The Unitarian Church with headquarters in Boston, I discovered, was a small group, compared with the Catholics, Baptists and Methodists. It had no creed but on the wall behind the pulpit at First Parish in Cambridge had been lettered the words from Micah, “What doth the Lord require of thee but to do justly, to love mercy, and to walk humbly with thy God?” That seemed to me the sort of religion I wanted to follow and from then on I have been a member of the Unitarian Fellowship. Margery Brown and I both taught at the Unitarian Sunday School at First Parish.

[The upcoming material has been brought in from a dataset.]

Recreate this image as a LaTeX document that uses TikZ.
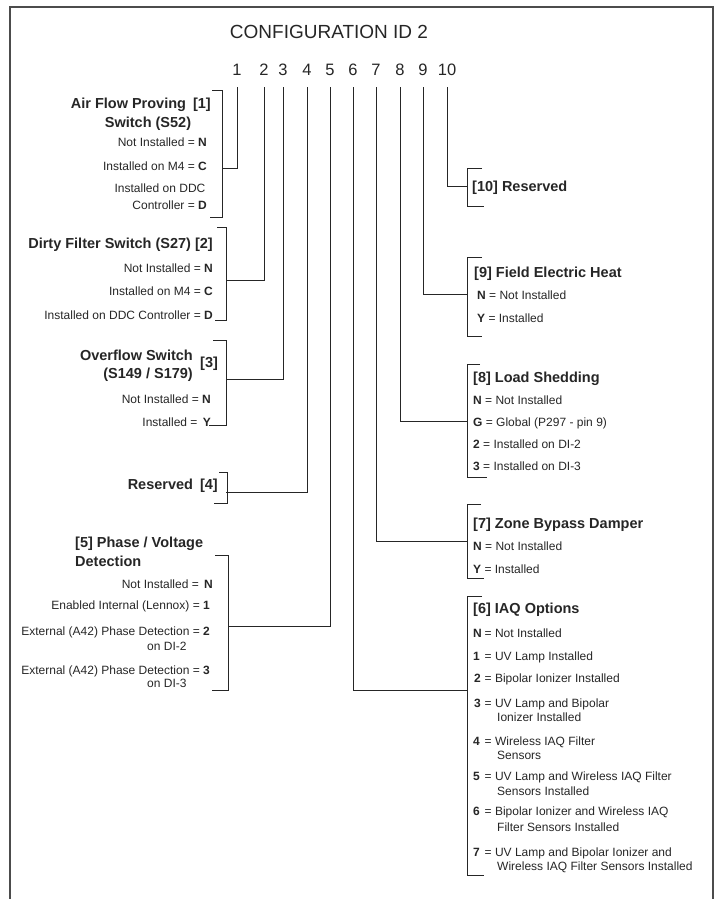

I have always liked the Hindu statement—“There is one God though he is known by many names.” I have found no difficulty in praying to God in a Burmese Temple, a Shinto Shrine or a Catholic Cathedral. I believe in a God of Love, and that all human beings, whatever their creed or race or color, are “children of God.” To quote an ancient prayer, I have always tried “to see the face of my Maker in every face I have met on earth.” As to the hereafter, I often quote a line of one of Radcliffe’s earliest poets, Abbie Farwell Brown, “Why should I fear to fall into the hand of Him who made the rose?”